● Task brief:
In the material below, find each line holding the string "React" and copy it.

● Data provided:
========================
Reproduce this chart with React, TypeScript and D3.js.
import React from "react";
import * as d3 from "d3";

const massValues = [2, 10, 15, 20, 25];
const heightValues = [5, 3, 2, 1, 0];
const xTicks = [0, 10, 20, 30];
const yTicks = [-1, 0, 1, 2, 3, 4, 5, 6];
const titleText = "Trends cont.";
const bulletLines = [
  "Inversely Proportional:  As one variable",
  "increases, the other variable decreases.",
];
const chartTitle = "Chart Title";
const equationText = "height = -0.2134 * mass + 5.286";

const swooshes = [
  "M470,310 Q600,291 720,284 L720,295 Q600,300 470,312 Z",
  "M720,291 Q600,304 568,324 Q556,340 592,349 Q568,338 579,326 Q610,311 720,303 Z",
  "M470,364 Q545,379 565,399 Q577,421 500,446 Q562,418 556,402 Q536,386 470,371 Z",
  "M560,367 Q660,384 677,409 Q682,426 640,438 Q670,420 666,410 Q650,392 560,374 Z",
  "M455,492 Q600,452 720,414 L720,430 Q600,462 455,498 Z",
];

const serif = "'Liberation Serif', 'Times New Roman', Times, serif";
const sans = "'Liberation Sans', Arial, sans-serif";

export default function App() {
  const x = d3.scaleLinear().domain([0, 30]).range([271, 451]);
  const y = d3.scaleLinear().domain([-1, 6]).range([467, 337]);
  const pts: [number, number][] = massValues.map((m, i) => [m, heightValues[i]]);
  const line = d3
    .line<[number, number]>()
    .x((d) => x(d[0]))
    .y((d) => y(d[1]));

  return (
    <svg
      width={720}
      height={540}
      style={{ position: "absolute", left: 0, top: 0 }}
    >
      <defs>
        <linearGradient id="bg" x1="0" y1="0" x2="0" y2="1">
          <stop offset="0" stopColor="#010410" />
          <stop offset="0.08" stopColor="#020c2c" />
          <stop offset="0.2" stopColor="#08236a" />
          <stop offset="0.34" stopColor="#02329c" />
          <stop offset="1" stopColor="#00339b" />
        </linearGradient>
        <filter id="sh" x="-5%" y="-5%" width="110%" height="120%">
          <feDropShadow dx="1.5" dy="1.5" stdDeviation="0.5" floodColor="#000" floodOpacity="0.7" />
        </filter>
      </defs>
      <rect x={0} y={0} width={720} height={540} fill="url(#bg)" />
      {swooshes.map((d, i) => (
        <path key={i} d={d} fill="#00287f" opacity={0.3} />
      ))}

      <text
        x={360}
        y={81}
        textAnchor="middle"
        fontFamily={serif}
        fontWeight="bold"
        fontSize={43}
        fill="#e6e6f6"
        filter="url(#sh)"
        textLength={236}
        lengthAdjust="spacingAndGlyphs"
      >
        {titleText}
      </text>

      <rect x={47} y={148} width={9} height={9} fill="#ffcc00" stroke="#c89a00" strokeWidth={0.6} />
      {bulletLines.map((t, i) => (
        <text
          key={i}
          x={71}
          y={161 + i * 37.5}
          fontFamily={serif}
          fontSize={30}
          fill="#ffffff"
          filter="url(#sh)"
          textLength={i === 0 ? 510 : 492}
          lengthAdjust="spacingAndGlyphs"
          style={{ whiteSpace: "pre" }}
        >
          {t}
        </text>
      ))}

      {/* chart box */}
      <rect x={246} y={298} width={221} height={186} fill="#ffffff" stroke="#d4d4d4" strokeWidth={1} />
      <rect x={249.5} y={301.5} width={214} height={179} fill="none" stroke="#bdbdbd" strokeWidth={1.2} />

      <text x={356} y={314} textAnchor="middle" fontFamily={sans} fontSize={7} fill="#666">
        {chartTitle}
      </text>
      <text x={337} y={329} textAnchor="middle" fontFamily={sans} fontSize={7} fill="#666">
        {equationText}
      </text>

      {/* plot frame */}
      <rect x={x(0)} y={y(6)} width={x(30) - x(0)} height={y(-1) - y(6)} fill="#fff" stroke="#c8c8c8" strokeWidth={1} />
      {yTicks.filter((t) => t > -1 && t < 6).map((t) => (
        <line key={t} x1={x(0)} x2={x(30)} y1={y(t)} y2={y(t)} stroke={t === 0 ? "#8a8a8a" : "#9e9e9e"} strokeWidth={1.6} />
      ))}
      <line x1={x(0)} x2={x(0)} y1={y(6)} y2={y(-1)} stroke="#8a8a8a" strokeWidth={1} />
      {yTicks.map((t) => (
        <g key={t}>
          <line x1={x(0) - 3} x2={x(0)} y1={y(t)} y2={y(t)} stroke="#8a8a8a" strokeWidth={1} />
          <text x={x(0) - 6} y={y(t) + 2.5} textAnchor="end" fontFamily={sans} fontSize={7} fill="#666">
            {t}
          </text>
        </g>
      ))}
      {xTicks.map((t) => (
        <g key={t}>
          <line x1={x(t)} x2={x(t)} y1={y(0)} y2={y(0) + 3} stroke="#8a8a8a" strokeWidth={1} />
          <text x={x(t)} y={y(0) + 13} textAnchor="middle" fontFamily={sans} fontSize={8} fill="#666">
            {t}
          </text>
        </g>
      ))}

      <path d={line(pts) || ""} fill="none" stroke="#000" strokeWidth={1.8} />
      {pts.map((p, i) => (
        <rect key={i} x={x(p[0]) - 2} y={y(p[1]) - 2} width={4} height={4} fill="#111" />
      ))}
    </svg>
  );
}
========================
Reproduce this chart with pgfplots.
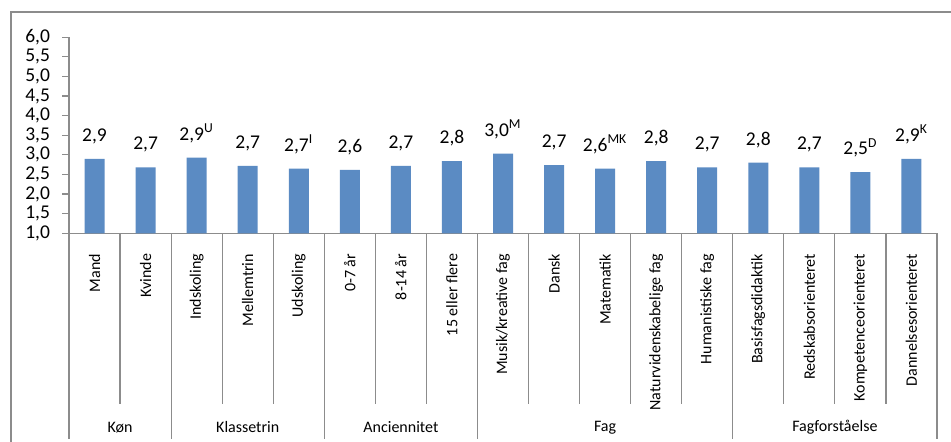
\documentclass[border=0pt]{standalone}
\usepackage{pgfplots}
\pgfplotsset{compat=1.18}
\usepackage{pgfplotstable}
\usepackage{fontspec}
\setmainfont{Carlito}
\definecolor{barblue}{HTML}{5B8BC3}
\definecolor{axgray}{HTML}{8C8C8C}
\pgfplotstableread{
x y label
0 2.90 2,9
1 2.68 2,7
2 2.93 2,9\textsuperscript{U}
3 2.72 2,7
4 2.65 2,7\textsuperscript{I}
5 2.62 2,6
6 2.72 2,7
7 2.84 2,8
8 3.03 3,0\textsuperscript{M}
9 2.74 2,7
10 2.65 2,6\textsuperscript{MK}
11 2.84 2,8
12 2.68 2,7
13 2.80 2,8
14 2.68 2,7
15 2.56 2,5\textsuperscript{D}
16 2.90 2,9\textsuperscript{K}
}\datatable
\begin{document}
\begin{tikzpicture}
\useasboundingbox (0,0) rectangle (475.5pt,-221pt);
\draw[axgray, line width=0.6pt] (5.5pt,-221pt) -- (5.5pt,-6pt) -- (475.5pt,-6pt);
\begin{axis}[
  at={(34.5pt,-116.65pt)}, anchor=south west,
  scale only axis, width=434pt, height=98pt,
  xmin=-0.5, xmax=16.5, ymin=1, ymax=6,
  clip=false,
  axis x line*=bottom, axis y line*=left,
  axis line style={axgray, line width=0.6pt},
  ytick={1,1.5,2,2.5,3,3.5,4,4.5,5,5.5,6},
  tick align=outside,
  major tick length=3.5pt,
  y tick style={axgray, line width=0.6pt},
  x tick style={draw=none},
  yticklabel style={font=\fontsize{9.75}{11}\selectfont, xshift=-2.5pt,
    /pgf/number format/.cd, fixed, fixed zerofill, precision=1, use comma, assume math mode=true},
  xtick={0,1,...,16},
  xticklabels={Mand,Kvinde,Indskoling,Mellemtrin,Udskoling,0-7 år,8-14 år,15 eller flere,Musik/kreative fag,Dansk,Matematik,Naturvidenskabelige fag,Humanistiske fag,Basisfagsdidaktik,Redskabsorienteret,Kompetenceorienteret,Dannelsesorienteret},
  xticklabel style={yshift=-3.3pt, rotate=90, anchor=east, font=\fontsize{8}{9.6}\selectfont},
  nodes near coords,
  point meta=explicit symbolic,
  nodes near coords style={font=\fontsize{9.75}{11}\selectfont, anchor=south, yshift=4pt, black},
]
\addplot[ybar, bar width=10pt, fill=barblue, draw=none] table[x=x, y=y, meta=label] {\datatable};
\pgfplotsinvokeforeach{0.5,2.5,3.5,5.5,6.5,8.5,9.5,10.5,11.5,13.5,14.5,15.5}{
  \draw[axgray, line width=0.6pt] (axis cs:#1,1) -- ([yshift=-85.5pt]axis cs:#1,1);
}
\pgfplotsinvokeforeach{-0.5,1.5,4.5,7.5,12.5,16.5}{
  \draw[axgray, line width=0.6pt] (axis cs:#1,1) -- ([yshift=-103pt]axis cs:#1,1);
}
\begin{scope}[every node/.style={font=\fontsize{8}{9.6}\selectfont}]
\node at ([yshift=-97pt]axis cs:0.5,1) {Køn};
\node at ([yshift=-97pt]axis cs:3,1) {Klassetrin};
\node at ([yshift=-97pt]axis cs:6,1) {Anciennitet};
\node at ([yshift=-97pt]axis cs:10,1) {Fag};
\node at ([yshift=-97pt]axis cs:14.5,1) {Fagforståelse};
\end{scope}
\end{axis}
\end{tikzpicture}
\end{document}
========================
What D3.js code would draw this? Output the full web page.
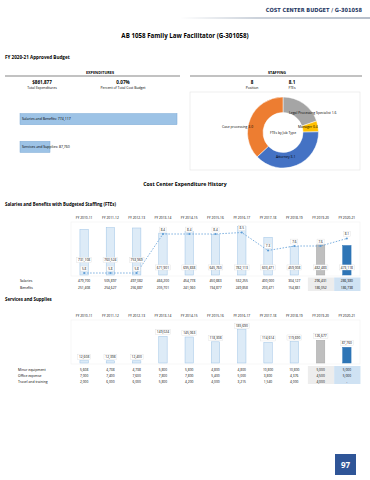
========================
● Worked answer:
Reproduce this chart with React, TypeScript and D3.js.
import React from "react";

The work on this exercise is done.